What the pests are up to:  The hot weather and natural predators have reduced most aphid populations, however, watch for aphid problems on trees such as birch, ash and tulip trees. Snail and slug populations are also low because of the dry, hot weather. However, mites and thrips prefer this weather so watch for tiny light green speckles on the leaf surface. Confirm their presents by checking the back side of the leaf with a hand lens and if needed, use insecticidal soaps or summer horticultural oil for control. 

Time to plant: Coreopsis, day lilies, delphinium, gerbera, gloriosa daisy, lobelia, bearded iris and chrysanthemums.

What to Fertilize: Give azaleas camellias and rhododendrons their last application of fertilizer this year. Feed your annuals with 0-10-10. Apply a balanced fertilizer to deciduous fruit trees and other spring flowering landscape plants, for this is the time they initiate flower buds for next spring.

Prune Away! Continue light pruning of shrubs to maintain size and shape. Remove twenty percent of the oldest canes on Nandina, Spriea and Abelia to invigorate new growth. Divide crowded bearded iris rhizomes. Thin crowded Dutch iris and daffodil beds. Continue to dead head spent flowers. Thin buds on mums for larger flowers. Pick up fallen fruit to reduce diseases next year.

Give Your Lawn Some Love! Continue to watch for dry spots and water as needed. If an area looks dry, but it does not respond to additional water, insects may be the problem.
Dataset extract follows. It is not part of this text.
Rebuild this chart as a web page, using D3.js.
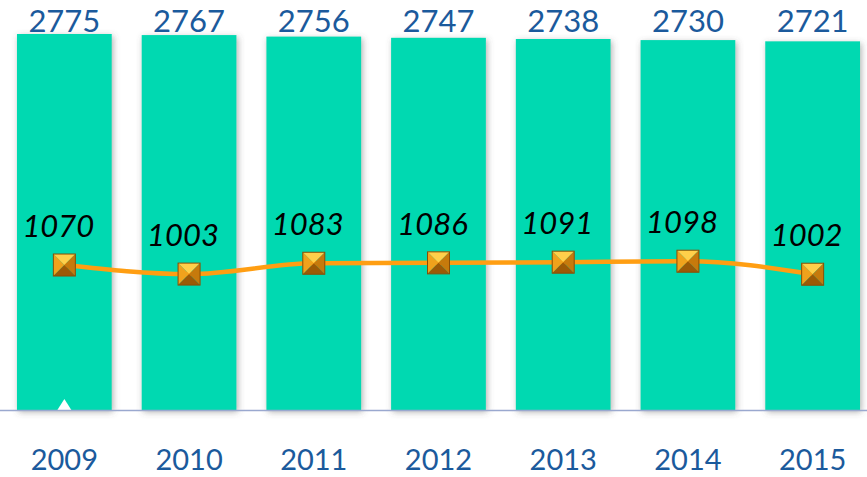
<!DOCTYPE html>
<html>
<head>
<meta charset="utf-8">
<script src="https://cdn.jsdelivr.net/npm/d3@7/dist/d3.min.js"></script>
<style>
  body { margin: 0; background: #fff; }
  svg { display: block; }
</style>
</head>
<body>
<div id="chart"></div>
<script>
    const years = ["2009", "2010", "2011", "2012", "2013", "2014", "2015"];
    const barValues = [2775, 2767, 2756, 2747, 2738, 2730, 2721];
    const lineValues = [1070, 1003, 1083, 1086, 1091, 1098, 1002];

    function create_combo_chart(targetElementId) {
        const width = 867, height = 477;
        const baseY = 410;

        const svg = d3.select(`#${targetElementId}`).append("svg")
            .attr("width", width)
            .attr("height", height);

        const defs = svg.append("defs");
        const f = defs.append("filter").attr("id", "barShadow")
            .attr("x", "-10%").attr("y", "-10%").attr("width", "130%").attr("height", "130%");
        f.append("feDropShadow")
            .attr("dx", 1.5).attr("dy", 2).attr("stdDeviation", 3)
            .attr("flood-color", "#555").attr("flood-opacity", 0.45);

        // scales
        const x = d3.scaleBand()
            .domain(years)
            .range([2, 875])
            .paddingInner(0.24)
            .paddingOuter(0.12);

        const y = d3.scaleLinear()
            .domain([0, 2775])
            .range([baseY, 34]);

        const data = years.map((d, i) => ({ year: d, bar: barValues[i], line: lineValues[i] }));

        // bars
        svg.selectAll(".bar")
            .data(data)
            .enter()
            .append("rect")
                .attr("class", "bar")
                .attr("x", d => x(d.year))
                .attr("y", d => y(d.bar))
                .attr("width", x.bandwidth())
                .attr("height", d => y(0) - y(d.bar))
                .attr("fill", "#00d9b1")
                .attr("filter", "url(#barShadow)");

        // small pointer at bottom of the first bar
        const cx0 = x(years[0]) + x.bandwidth() / 2;
        svg.append("path")
            .attr("d", `M${cx0 - 7},${baseY} L${cx0},${baseY - 11} L${cx0 + 7},${baseY} Z`)
            .attr("fill", "#fff");

        // baseline
        svg.append("line")
            .attr("x1", 0).attr("x2", width)
            .attr("y1", baseY + 0.5).attr("y2", baseY + 0.5)
            .attr("stroke", "#9aa8cf")
            .attr("stroke-width", 1.5);

        // bar labels, all on one row above the tallest bar
        const labelY = y(d3.max(barValues)) - 2;
        svg.selectAll(".barLabel")
            .data(data)
            .enter()
            .append("text")
                .attr("class", "barLabel")
                .attr("x", d => x(d.year) + x.bandwidth() / 2)
                .attr("y", labelY)
                .attr("text-anchor", "middle")
                .style("font-family", "Lato, 'Open Sans', sans-serif")
                .style("font-size", "31px")
                .style("fill", "#1b5a9c")
                .text(d => d.bar);

        // line
        const line = d3.line()
            .x(d => x(d.year) + x.bandwidth() / 2)
            .y(d => y(d.line))
            .curve(d3.curveMonotoneX);

        svg.append("path")
            .datum(data)
            .attr("d", line)
            .attr("fill", "none")
            .attr("stroke", "#ff9e12")
            .attr("stroke-width", 4.5);

        // pyramid markers
        const s = 11;
        const facets = [
            { pts: (cx, cy) => [[cx - s, cy - s], [cx + s, cy - s], [cx, cy]], fill: "#ffcf4a" },
            { pts: (cx, cy) => [[cx - s, cy - s], [cx - s, cy + s], [cx, cy]], fill: "#f0a21c" },
            { pts: (cx, cy) => [[cx + s, cy - s], [cx + s, cy + s], [cx, cy]], fill: "#c67a0c" },
            { pts: (cx, cy) => [[cx - s, cy + s], [cx + s, cy + s], [cx, cy]], fill: "#9c5a06" }
        ];
        const markers = svg.selectAll(".marker")
            .data(data)
            .enter()
            .append("g")
                .attr("class", "marker");
        facets.forEach(fc => {
            markers.append("polygon")
                .attr("points", d => {
                    const cx = x(d.year) + x.bandwidth() / 2, cy = y(d.line);
                    return fc.pts(cx, cy).map(p => p.join(",")).join(" ");
                })
                .attr("fill", fc.fill);
        });
        markers.append("rect")
            .attr("x", d => x(d.year) + x.bandwidth() / 2 - s)
            .attr("y", d => y(d.line) - s)
            .attr("width", 2 * s)
            .attr("height", 2 * s)
            .attr("fill", "none")
            .attr("stroke", "#8a4e05")
            .attr("stroke-width", 1);

        // line labels
        svg.selectAll(".lineLabel")
            .data(data)
            .enter()
            .append("text")
                .attr("class", "lineLabel")
                .attr("x", d => x(d.year) + x.bandwidth() / 2 - 6)
                .attr("y", d => y(d.line) - 28)
                .attr("text-anchor", "middle")
                .style("font-family", "Lato, 'Open Sans', sans-serif")
                .style("font-style", "italic")
                .style("font-size", "31px")
                .style("fill", "#000")
                .text(d => d.line);

        // x-axis labels
        svg.append("g")
            .attr("transform", `translate(0,${baseY})`)
            .call(d3.axisBottom(x).tickSize(0).tickPadding(0))
            .call(g => g.select(".domain").remove())
            .call(g => g.selectAll("text")
                .attr("dy", null)
                .attr("y", 60)
                .style("font-family", "Lato, 'Open Sans', sans-serif")
                .style("font-size", "29px")
                .style("fill", "#1b5a9c"));
    }

    create_combo_chart("chart");
</script>
</body>
</html>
White grub damage resembles drought because they feed on the grass roots, limiting the plants ability to take up water. Check for grubs by tugging on the turf, if it comes up easily you may have grubs. Look for grubs near the edge of the damaged area. White grub are about two inches long and folded in a “C” shape. Raccoons, skunks and moles can also be indicators of white grub problem. These animals do considerable damage as they tear up your lawn in search of grubs to eat. Use nematodes or granular diazinon for control and Water immediately for ten (10) to fifteen (15) minutes to get the material down to the insects. Control is extremely difficult in heavily thatched lawn as the materials get “tied up” in the thatch layer. Raccoons and skunks will often return even after the grubs have been killed. Fruit tree netting staked over the effected areas for three weeks will stop any further damage. When using any chemicals for control of pests be sure to read and follow the directions provided.